In summary, the correction to the SNR distribution in VOACAP results in a change in the RPWRG of more than 1 dB in 25 to 40% of the usable frequency-hours for paths of more than 3000 km. More differences are found in high sunspot years than low. Also more differences occur for low latitudes than high latitudes. The most significant changes occur for frequencies of less than 10 MHz on circuits with path lengths of less than 3,000 km. The largest difference expected is 6 dB for 2 to 3 MHz on very short paths.
References:
Barghausen, A. F., J. W. Finney, L. L. Proctor and L. D. Schultz, Predicting Long-Term Operational Parameters of High-Frequency Sky-Wave Telecommunication Systems, ESSA Technical Report ERL 110- ITS 78, May 1969.
Haydon, G. W., M. Leftin and R. Rosich, Predicting the Performance of High Frequency Sky-Wave Telecommunication Systems (The Use of the HFMUFES 4 Program), Office of Telecommunications Report OT 76-102, September 1976.
Lane, G. and R. F. Davis, Reliability --- The Broken Bell Curve, HFMAP Newsletter, Vol. 1, No. 3, p. 5 - 6, Fall 1994.
Lloyd, J. L., G. W. Haydon, D. L. Lucas and L. R. Teters, Estimating the Performance of Telecommunication Systems Using the Ionospheric Transmission Channel; Volume I: Techniques for Analyzing Ionospheric Effects Upon HF Systems {DRAFT}, US Army CEEIA Technical Report EMEO-PED-79-7, September 1978.
Lucas, D. L., Lucas Consulting Letter Report, January 17, 1995.

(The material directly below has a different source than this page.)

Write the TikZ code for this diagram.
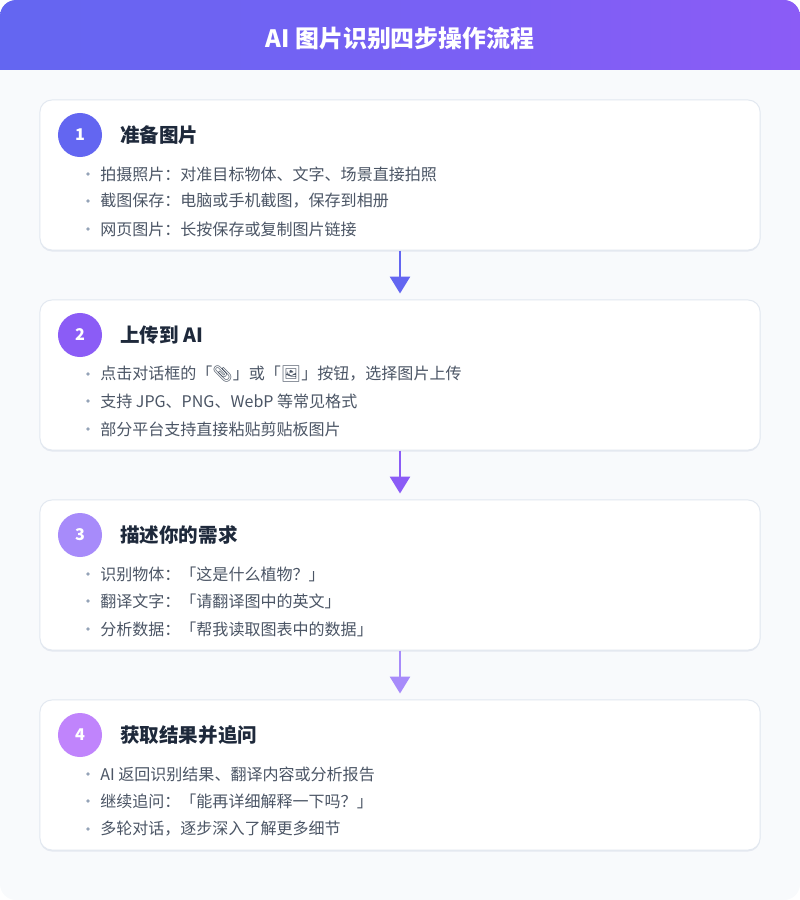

Lucas, D.L. and G. W. Haydon, Predicting Statistical Performance Indexes for High Frequency Ionospheric Telecommunications Systems, ESSA Technical Report IER 1-ITSA 1, August 1966.
Spaulding, A.D. and F. G. Stewart, An Updated Noise Model for Use in IONCAP, National Telecommunications and Information Administration (NTIA) Report 87-212, January 1987. Teters, L.R., J. L. Lloyd, G. W. Haydon and D. L. Lucas, Estimating the Performance of Telecommunication Systems Using the Ionospheric Transmission Channel; {Volume II} Ionospheric Communications Analysis and Prediction Program User's Manual, Institute For Telecommunication Sciences NTIA Report 83-127, July 1983.